After weeks of rain so heavy that men called Noah were starting to look a little apprehensive, Monday morning was joyously bright and sunny. It could only mean one thing: college was back in session. Now before the outraged student populace in UCD floods me with letters, let me just point out that I know they went back a couple of weeks ago, but, as a former Trinity student, my circadian rhythms are more naturally in tune with that university.
But whether in UCG, Maynooth, University of Limerick, or wherever, Freshers' Week is usually a joy to behold. From the first posters shouting "Get Wasted On Us" to the ingenuity demonstrated by the Philatelists' Society in making teenagers think that stamp collecting is the new pornography, a wander through the stalls of Freshers' Week normally inspires great wodges of nostalgia and reminds me of just why I like students despite their bad PR. Admittedly, my annual walk through the stalls of Freshers' Week is also partially inspired by vanity - on a Monday morning when I've decided that I can hear my liver ageing, it's nice to be hailed as "Hey first year." I'm sure they know damn well that I'm a good eight years away from first year, but hey, there's always a chance that I'll part with £1 in an attempt to regain my lost student days. But this year there seemed to be something distinctly different about Freshers' Week - and something different about students. All the stands seemed to have jars of lollipops, cans of fizzy pop or stuffed animals involved somewhere along the line, but in contrast to the huge wealth of juvenilia on display, the students were like advertisements for technological advance. People screeching about free hemp cookies had to compete with endlessly ringing mobile phones. I noticed one guy put the details of the society he just joined into a Psion organiser. Student parking facilities are becoming a serious issue.

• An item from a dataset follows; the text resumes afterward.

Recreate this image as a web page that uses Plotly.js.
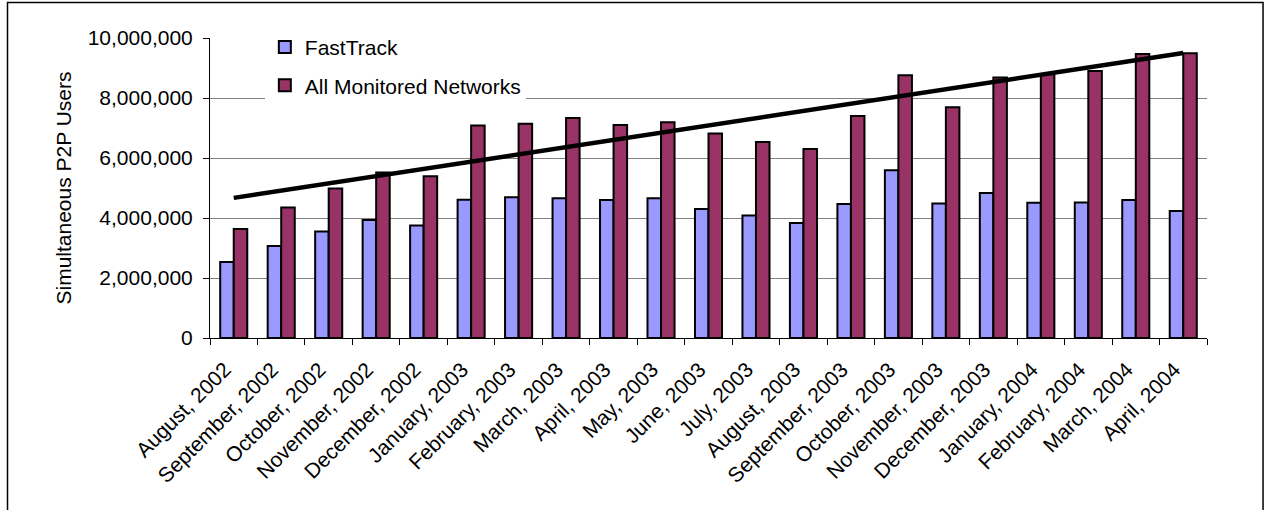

This is all to be expected - I'm sure when I started college there were people shaking their heads over all these new-fangled notebooks and wondering why a slate wouldn't do me - but the abundance of technology was accompanied by an absence. Among all the stalls, posters and hawkers there was a peculiar lack of something for which students have always been known - issues. Societies have always relied heavily on the complex psychological trick known as Free Drink to encourage new recruits - "I drink therefore I am? Join the Brewing For A Better Brain Society and find out". But I also remember acres of posters and swathes of hugely impressive-looking people shouting about causes - both local and international - and student rights and lively topics for debate. It was considered the done thing to compete with other societies on your right-onedness - banners saying things like Save Endangered Lesbian Molehounds From Extinction fulfilled every cliche about students and I was delighted to see them. Like many other students, I joined about 14 societies, shuffling my new membership cards like an experienced poker shark and filling my Students' Union diary with dates and times of meetings.
I don't think I kept up with any of them, so I'm hardly in a strong position to talk about student malaise, but even after falling by the wayside, it was good to know the agitators were out there, agitating on my behalf. But from the look of the societies lining Trinity's Front Square this week, entertainment - not politics - is now the order of the day. "Radicalism?" moaned one lecturer. "I'm much more radical than my students these days."
To be honest, it's not entirely surprising. Popular culture is now so all-embracing and time-consuming that it doesn't leave much mental space for issues. The points race has escalated to such a ridiculous degree that if 18-year-olds care about anything other than the usual clutter of boys, girls, friends and the Debs, it's not saving the world but getting ahead in it themselves. The hottest issue in many colleges around the country is the one of library seat shortages - if students are fighting, it's for their right to study.
Many software companies in the US are now creating a workplace that's more reminiscent of campus life than a multi-national corporation. When I first heard this I didn't get it - why did they want their workers dossing around smoking spliffs, organising keg parties or organising rallies, for god's sake? Of course, this hedonism wasn't the idea of the campus model at all; instead, companies found that by encouraging people to dress casually, work in open plan, dormstyle offices with soft drinks on tap and so on, they would work through the night, replicating their study patterns at college.
How terrifying is that? Students are now the epitome of high productivity rather than just being high. What's happening in America is slowly happening here. With the introduction of semesters in many colleges, the days of last-minute cramming once the cherry blossoms came out are coming to an end. From the first day of first term, your output is being assessed and will contribute to your final grade. Companies are beginning to recruit from first year in college, ensuring that the cream of graduates are kept to the grindstone.
It all seems a bit of a shame because what you learn at college is nothing to do with what you're taught at college. I still feel grateful for my time in Trinity and the lessons learnt there - not the ones about the timescale of German agriculture in the 16th century or Donne's use of the comma, as interesting as they were at the time. No, in college the real lessons were the extra-curricular ones - what with managing my social life, friends, exams, hormones, cash flow, romantic intrigues, and assorted various ligs, I developed a great capacity for communication, team-work, focus, diversification, administration and self-motivation - all qualities that crop up again and again on job advertisements. Funnily enough, they never seem to be looking for anti-social holders of first class degrees.